## Start
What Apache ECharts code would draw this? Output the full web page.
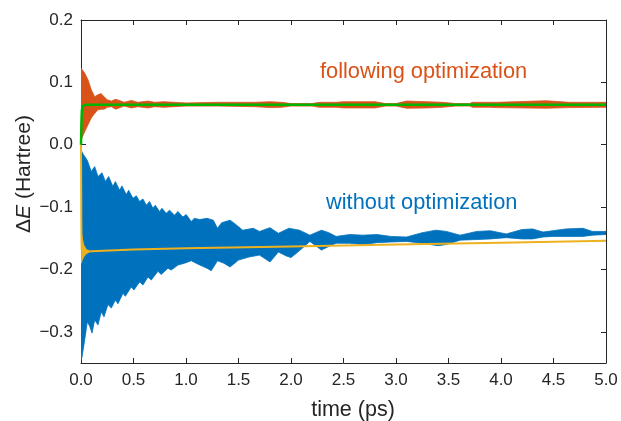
<!DOCTYPE html>
<html><head><meta charset="utf-8">
<script src="https://cdn.jsdelivr.net/npm/echarts@6/dist/echarts.min.js"></script>
<style>html,body{margin:0;padding:0;background:#fff}#c{width:621px;height:421px}</style>
</head><body><div id="c"></div>
<script>
// ---- data (time in ps, energy in Hartree) ----
const xTicks = [0, 0.5, 1, 1.5, 2, 2.5, 3, 3.5, 4, 4.5, 5];
const yTicks = [-0.3, -0.2, -0.1, 0, 0.1, 0.2];

// blue band: "without optimization" (upper and lower envelope)
const blueUpper = [[0,-0.008],[0.02,-0.015],[0.06,-0.025],[0.098,-0.043],[0.13,-0.035],[0.162,-0.051],[0.2,-0.045],[0.232,-0.059],[0.263,-0.051],[0.304,-0.067],[0.327,-0.059],[0.368,-0.073],[0.39,-0.066],[0.431,-0.080],[0.454,-0.073],[0.495,-0.086],[0.527,-0.082],[0.558,-0.091],[0.59,-0.087],[0.622,-0.097],[0.653,-0.091],[0.685,-0.102],[0.707,-0.097],[0.748,-0.107],[0.771,-0.102],[0.812,-0.110],[0.843,-0.105],[0.891,-0.113],[0.923,-0.107],[0.97,-0.116],[1.002,-0.112],[1.05,-0.123],[1.08,-0.118],[1.13,-0.120],[1.2,-0.118],[1.26,-0.121],[1.30,-0.134],[1.34,-0.125],[1.42,-0.121],[1.46,-0.126],[1.54,-0.137],[1.64,-0.134],[1.70,-0.139],[1.8,-0.133],[1.88,-0.142],[1.98,-0.134],[2.08,-0.137],[2.18,-0.145],[2.29,-0.137],[2.36,-0.141],[2.43,-0.147],[2.56,-0.144],[2.68,-0.145],[2.82,-0.144],[2.95,-0.147],[3.1,-0.148],[3.25,-0.141],[3.38,-0.137],[3.48,-0.139],[3.61,-0.145],[3.77,-0.139],[3.9,-0.138],[4.05,-0.143],[4.2,-0.136],[4.3,-0.135],[4.4,-0.140],[4.49,-0.138],[4.62,-0.135],[4.78,-0.134],[4.87,-0.139],[5.0,-0.139]];
const blueLower = [[0,-0.345],[0.01,-0.34],[0.035,-0.313],[0.06,-0.284],[0.083,-0.291],[0.105,-0.302],[0.13,-0.281],[0.162,-0.289],[0.193,-0.268],[0.219,-0.276],[0.257,-0.256],[0.289,-0.262],[0.327,-0.249],[0.352,-0.255],[0.40,-0.238],[0.422,-0.243],[0.479,-0.228],[0.504,-0.233],[0.558,-0.220],[0.59,-0.225],[0.637,-0.212],[0.669,-0.217],[0.733,-0.203],[0.764,-0.208],[0.828,-0.198],[0.859,-0.201],[0.923,-0.193],[0.986,-0.190],[1.05,-0.186],[1.12,-0.192],[1.2,-0.198],[1.24,-0.202],[1.3,-0.186],[1.36,-0.190],[1.42,-0.196],[1.5,-0.185],[1.6,-0.180],[1.7,-0.177],[1.8,-0.188],[1.88,-0.172],[1.95,-0.178],[2.0,-0.181],[2.08,-0.170],[2.18,-0.155],[2.29,-0.169],[2.36,-0.163],[2.43,-0.158],[2.56,-0.158],[2.68,-0.160],[2.82,-0.157],[2.95,-0.156],[3.1,-0.155],[3.25,-0.158],[3.4,-0.162],[3.48,-0.160],[3.61,-0.153],[3.77,-0.152],[3.9,-0.151],[4.05,-0.149],[4.2,-0.151],[4.3,-0.151],[4.4,-0.148],[4.49,-0.147],[4.62,-0.147],[4.78,-0.147],[4.87,-0.145],[5.0,-0.144]];

// orange band: "following optimization"
const orangeUpper = [[0,0.123],[0.035,0.115],[0.067,0.104],[0.098,0.088],[0.13,0.077],[0.16,0.080],[0.19,0.082],[0.22,0.077],[0.25,0.072],[0.29,0.070],[0.33,0.073],[0.38,0.070],[0.41,0.068],[0.48,0.071],[0.54,0.068],[0.64,0.070],[0.70,0.068],[0.79,0.069],[0.89,0.068],[1.0,0.067],[1.3,0.068],[1.66,0.068],[1.8,0.069],[1.91,0.068],[2.0,0.066],[2.2,0.066],[2.27,0.068],[2.43,0.068],[2.5,0.069],[2.8,0.069],[2.9,0.066],[3.0,0.066],[3.1,0.070],[3.3,0.069],[3.44,0.068],[3.57,0.066],[3.7,0.066],[3.73,0.068],[3.89,0.068],[3.96,0.068],[4.43,0.0705],[4.65,0.068],[4.96,0.068],[5.0,0.068]];
const orangeLower = [[0,0.0075],[0.035,0.021],[0.067,0.032],[0.098,0.043],[0.13,0.050],[0.16,0.056],[0.19,0.057],[0.22,0.057],[0.25,0.060],[0.29,0.061],[0.33,0.057],[0.38,0.060],[0.41,0.062],[0.48,0.059],[0.54,0.061],[0.64,0.059],[0.70,0.061],[0.79,0.060],[0.89,0.061],[1.0,0.062],[1.3,0.062],[1.66,0.061],[1.8,0.0595],[1.91,0.060],[2.0,0.062],[2.2,0.062],[2.27,0.060],[2.43,0.060],[2.5,0.059],[2.8,0.059],[2.9,0.062],[3.0,0.062],[3.1,0.0585],[3.3,0.059],[3.44,0.060],[3.57,0.062],[3.7,0.062],[3.73,0.060],[3.89,0.060],[3.96,0.0595],[4.43,0.0585],[4.65,0.0595],[4.96,0.060],[5.0,0.060]];

// green line (optimized mean)
const greenLine = [[0,0],[0.004,0.035],[0.008,0.055],[0.015,0.062],[0.04,0.064],[0.5,0.064],[1,0.064],[2,0.064],[3,0.064],[4,0.064],[5,0.064]];

// yellow line (unoptimized mean) plus its short initial spike
const yellowLine = [[0,0],[0.003,-0.12],[0.006,-0.168],[0.02,-0.172],[0.1,-0.171],[0.5,-0.168],[1,-0.166],[2,-0.163],[3,-0.160],[4,-0.157],[5,-0.154]];
const yellowSpikeUpper = [[0.003,-0.140],[0.01,-0.148],[0.025,-0.160],[0.05,-0.168],[0.08,-0.170]];
const yellowSpikeLower = [[0.003,-0.190],[0.01,-0.186],[0.025,-0.180],[0.05,-0.175],[0.08,-0.172]];

const labels = { x: 'time (ps)', yDelta: 'Δ', yE: 'E', yRest: ' (Hartree)', ann1: 'following optimization', ann2: 'without optimization' };

// ---- chart ----
const BLUE = '#0072BD', ORANGE = '#D95319', YELLOW = '#EDB120', GREEN = '#00B400', AX = '#262626';
const FONT = 'Liberation Sans, Arial, Helvetica, sans-serif';
const chart = echarts.init(document.getElementById('c'));

function band(name, upper, lower, color) {
  return {
    type: 'custom', name, coordinateSystem: 'cartesian2d', clip: true, silent: true,
    data: [upper[0]],
    renderItem(params, api) {
      const pts = upper.map(p => api.coord(p)).concat(lower.slice().reverse().map(p => api.coord(p)));
      return { type: 'polygon', shape: { points: pts }, style: { fill: color, stroke: color, lineWidth: 0.8 } };
    }
  };
}
function line(name, data, color, width) {
  return { type: 'line', name, data, showSymbol: false, symbol: 'none', silent: true, clip: true,
    lineStyle: { color, width }, itemStyle: { color }, animation: false };
}
const fmt = v => (v < -1e-9 ? '\u2212' : '') + Math.abs(v).toFixed(1);
const axLine = { show: true, onZero: false, lineStyle: { color: AX, width: 1 } };

chart.setOption({
  animation: false,
  backgroundColor: '#fff',
  grid: { left: 81, right: 15, top: 20, bottom: 58 },
  xAxis: [
    { type: 'value', min: 0, max: 5, interval: 0.5, position: 'bottom', axisLine: axLine,
      axisTick: { inside: true, length: 5, lineStyle: { color: AX } },
      axisLabel: { formatter: v => v.toFixed(1), color: AX, fontSize: 17, fontFamily: FONT, margin: 9, showMinLabel: true, showMaxLabel: true },
      splitLine: { show: false } },
    { type: 'value', min: 0, max: 5, interval: 0.5, position: 'top', axisLine: axLine,
      axisTick: { inside: true, length: 5, lineStyle: { color: AX } },
      axisLabel: { show: false }, splitLine: { show: false } }
  ],
  yAxis: [
    { type: 'value', min: -0.35, max: 0.2, position: 'left', axisLine: axLine,
      axisTick: { inside: true, length: 5, customValues: yTicks, lineStyle: { color: AX } },
      axisLabel: { customValues: yTicks, formatter: fmt, color: AX, fontSize: 17, fontFamily: FONT, margin: 8 },
      splitLine: { show: false } },
    { type: 'value', min: -0.35, max: 0.2, position: 'right', axisLine: axLine,
      axisTick: { inside: true, length: 5, customValues: yTicks, lineStyle: { color: AX } },
      axisLabel: { show: false }, splitLine: { show: false } }
  ],
  series: [
    band('without optimization', blueUpper, blueLower, BLUE),
    band('yellow spike', yellowSpikeUpper, yellowSpikeLower, YELLOW),
    line('unoptimized mean', yellowLine, YELLOW, 2),
    band('following optimization', orangeUpper, orangeLower, ORANGE),
    line('optimized mean', greenLine, GREEN, 2.5)
  ],
  graphic: [
    { type: 'text', x: 320, y: 72, silent: true,
      style: { text: labels.ann1, fill: ORANGE, font: '21.8px ' + FONT, verticalAlign: 'middle', align: 'left' } },
    { type: 'text', x: 326, y: 203, silent: true,
      style: { text: labels.ann2, fill: BLUE, font: '21.8px ' + FONT, verticalAlign: 'middle', align: 'left' } },
    { type: 'text', x: 353, y: 410, silent: true,
      style: { text: labels.x, fill: AX, font: '21.5px ' + FONT, verticalAlign: 'middle', align: 'center' } },
    { type: 'text', x: 24, y: 174, rotation: Math.PI / 2, silent: true,
      style: { text: '{n|' + labels.yDelta + '}{i|' + labels.yE + '}{n|' + labels.yRest + '}', fill: AX, verticalAlign: 'middle', align: 'center',
        rich: { n: { fontSize: 21, fontFamily: FONT, fill: AX }, i: { fontSize: 21, fontFamily: FONT, fontStyle: 'italic', fill: AX } } } }
  ]
});
</script></body></html>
## End
What this task involves:
Restate the material word for word from its first line through the line containing "const yTicks = [-0.3, -0.2, -0.1, 0, 0.1, 0.2];", both included; the pictures do not belong in it.

Exercise solution:
What Apache ECharts code would draw this? Output the full web page.
<!DOCTYPE html>
<html><head><meta charset="utf-8">
<script src="https://cdn.jsdelivr.net/npm/echarts@6/dist/echarts.min.js"></script>
<style>html,body{margin:0;padding:0;background:#fff}#c{width:621px;height:421px}</style>
</head><body><div id="c"></div>
<script>
// ---- data (time in ps, energy in Hartree) ----
const xTicks = [0, 0.5, 1, 1.5, 2, 2.5, 3, 3.5, 4, 4.5, 5];
const yTicks = [-0.3, -0.2, -0.1, 0, 0.1, 0.2];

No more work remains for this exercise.